The results presented in the publications concern the analysis of defects induced by ion bombardment. Such studies are extremely important from a practical point of view, as the resulting defects must be taken into account in the manufacture of micro- or optoelectronic devices operating under radiation exposure conditions, i.e. in outer space or in nuclear reactors. This is because the presence of defects significantly reduces certain material properties, e.g. electrical conductivity, luminous efficiency and effectively shortens the lifetime of devices built from the materials in question. In addition, the identification of defects is also very important, as it allows the selection of an appropriate method to eliminate the defects, e.g. by means of thermal annealing.

The authors believe that the research methodology they have developed with experience is the reason behind their success. This is because their experience shows that often a single research technique, e.g. RBS/c, even supported by advanced computer simulations, is not sufficient to uncover all aspects of the phenomenon under investigation. Each structural method has its limitations, and only a combination of multiple research methods is able to build a complete picture. The NCBJ team has been using a combination of RBS/c (Rutherford backscattering with channeling), XRD (X-ray diffraction) and TEM (transmission microscopy) methods for many years. "This unique approach to the study of this group of materials reveals further interesting aspects of the gallium oxide under study, resulting in further successes and recognition of our group in the industry," concludes NCBJ Professor Renata Ratajczak, PhD, head of the GaloRE project and first author of the latest publication.

She continues: "In the case of gallium oxide doped with ytterbium ions (Ga2O3:Yb), RBS/c studies have shown a very complicated process of radiation-induced defect accumulation, which has not been studied in such detail so far.

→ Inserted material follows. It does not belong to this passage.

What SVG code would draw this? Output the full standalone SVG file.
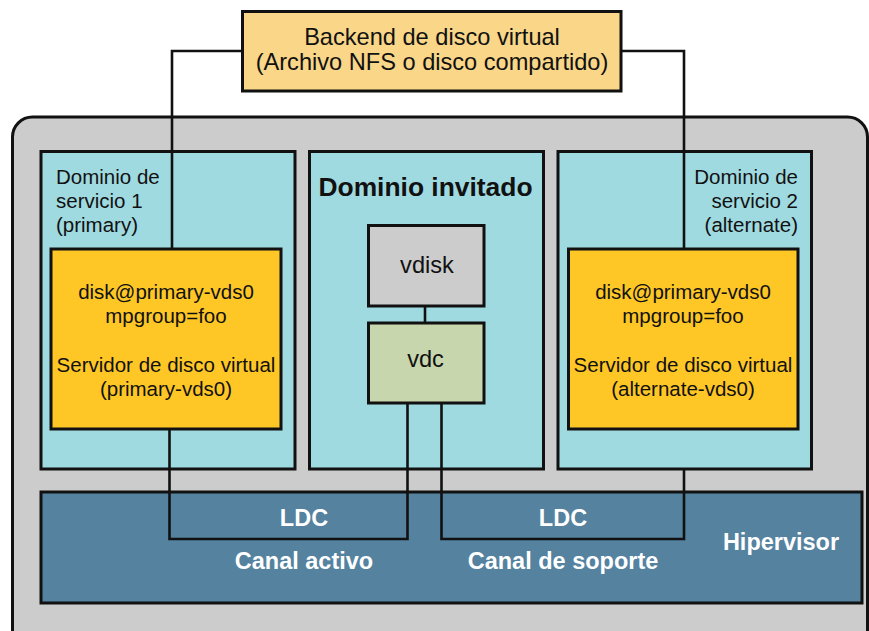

The analyses showed that above a certain ion dose, the depth distribution of defects becomes two-humped. Moreover, defects from both areas showed a different sensitivity to further bombardment as well as annealing, suggesting that we are dealing with two different types of defects that give the same contribution to the channeling spectrum. XRD studies instead showed radiation-induced phase changes. However, this method cannot determine at what depth the new phase precipitates. Hence the need for TEM imaging. TEM studies require special preparation to be carried out on samples, which is why they are usually performed last. TEM imaging, carried out on a newly acquired and commissioned transmission microscopy device at NCBJ, confirmed the existence of two layers with different types of defects, and the use of an additional attachment of this microscope for the study of electron diffraction (SAED) made it possible to identify which layer is this newly formed radiation-induced γ-phase." The NCBJ group's research additionally showed that a radiation-induced amorphous phase appears in the layer closer to the surface. This discovery has reunited the previously divided scientific world. Some of the major scientific groups working on this issue reported that Ga2O3 crystals undergo amorphisation as a result of radiation, while others reported that the crystal instead becomes structurally self-ordered, switching to a new γ-phase. Researchers at the Nuclear Microanalysis Lab have resolved this dispute by showing that both groups are correct, as under certain conditions both phases exist simultaneously. Whether this is due to the ions used, the bombardment conditions or the dose, however, remains the subject of further research.

Additional information:

To study radiation-induced defects in materials with a crystalline structure, the RBS technique in ion channeling mode is commonly used. Such structure defects can already arise at the crystal growth stage, but the more interesting ones are mainly the result of interaction of the material with ions, e.g. in outer space or a nuclear reactor. The effects of irradiation under such conditions take years to develop, but in the laboratory the process can be quickened using a particle accelerator. Bombarding a material with high-energy ions is also a common method of intentionally introducing dopant ions into a crystal matrix, e.g. to change its optical properties, as is the case with Ga2O3 into which Yb atoms are introduced. Accelerated to high energy, the ions are directed to and penetrate the sample material, collide with the crystal atoms and can knock them out of their normal positions, thus losing energy and changing the direction of their motion. In turn, the atoms knocked out in this way can knock out the next atoms, creating a "disorder" in the crystal lattice. The situation is analogous to that which we can observe on a billiard table, where the first ball strikes a triangle of balls stacked on the table. In the case of intentional ion bombardment, however, we are dealing with 1015 such balls. This is, in simple terms, how defects in the crystal structure are formed. When there are a large number of defects, they tend to merge and transform into new, more complex forms. The resulting changes can be studied using various techniques, such as transmission microscopy (TEM), X-ray diffraction (XRD), or just ion channeling (RBS/c).

In the RBS/c technique, the material is again bombarded with ions accelerated to high energy, but in this case these are very light ions (usually helium). Unlike heavy ions, they bounce off the atoms of the crystal (we use the term scatter, as there is no physical collision but electrostatic repulsion) and the loss of energy gives information on which atom and at what depth the ion has scattered. If the crystal is properly orientated so that the accelerated ions travel through empty spaces between rows of atoms, known as channels (hence the name channeling), then scattering occurs very rarely. However, if there is a defect in the path of the ion, then the probability of scattering increases significantly. The shape of the collected RBS spectrum strongly depends on the type of defects the ion has encountered on its path. A natural consequence of such research was the development of a globally unique analytical tool for the analysis of RBS/c data, the McChasy programme, which allows signals from different types of defects to be separated.